Waarom dit werkt: The Things Network-community en leveranciers laten al jaren hetzelfde patroon zien: een gateway op een hoge, centrale plek met vrij zicht geeft een veel groter bruikbaar bereik dan een gateway in een afgesloten ruimte. Zo beschrijft een veelgelezen TTN-thread dat een gateway op een hoog gebouw vaak wél de omgeving bereikt, maar het gebouw zelf slecht dekt; binnenplaatsing, op 5–10 meter hoogte in een open ruimte, werkt daar beter. Recente gateway-placement checklists benadrukken ook: vermijd directe obstakels, kies centrale posities en plan voor future expansion.

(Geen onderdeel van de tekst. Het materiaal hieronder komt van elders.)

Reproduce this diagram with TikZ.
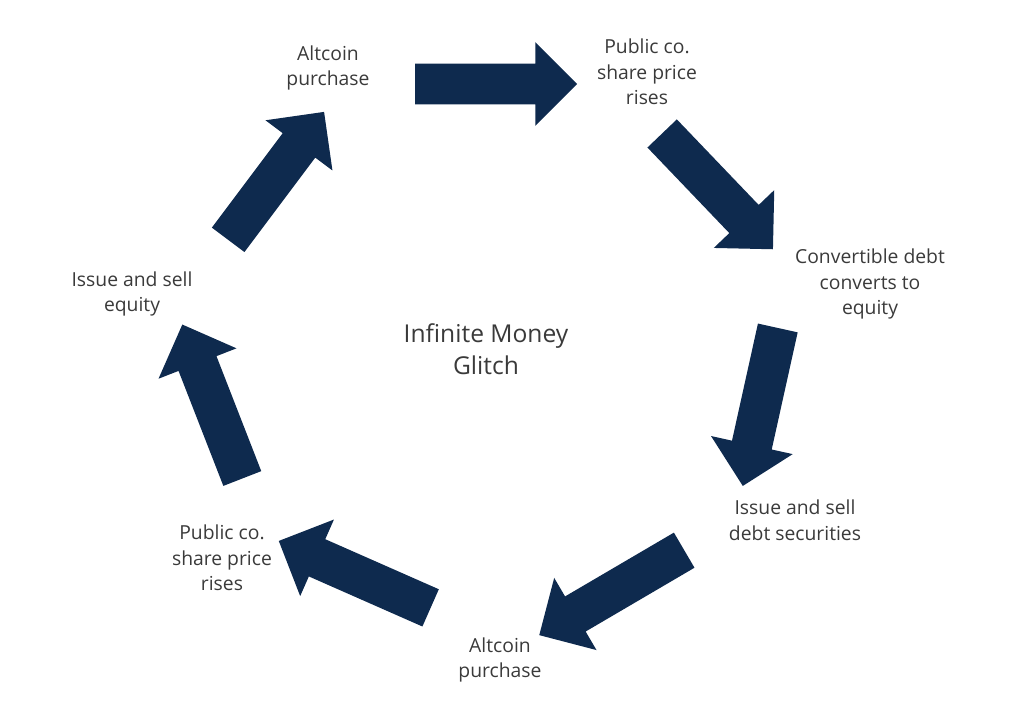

In mijn eigen testgebouw hing de LoRaWAN-gateway eerst in de serverruimte achter twee betonnen wanden en een metalen deur. De logs lieten in de kelder een gemiddelde RSSI rond –125 dBm en een succesratio van ~50–60% zien. Nadat ik de gateway verplaatste naar het trappenhuis op de 4e verdieping (antenne op ~2,5 m, vrij zicht in de schacht) verbeterde de kelderpunten naar ~–117 dBm en ~95% succesratio. De “voor-na”-grafiek en foto’s van beide locaties zijn sindsdien standaard in mijn dekkingspresentaties.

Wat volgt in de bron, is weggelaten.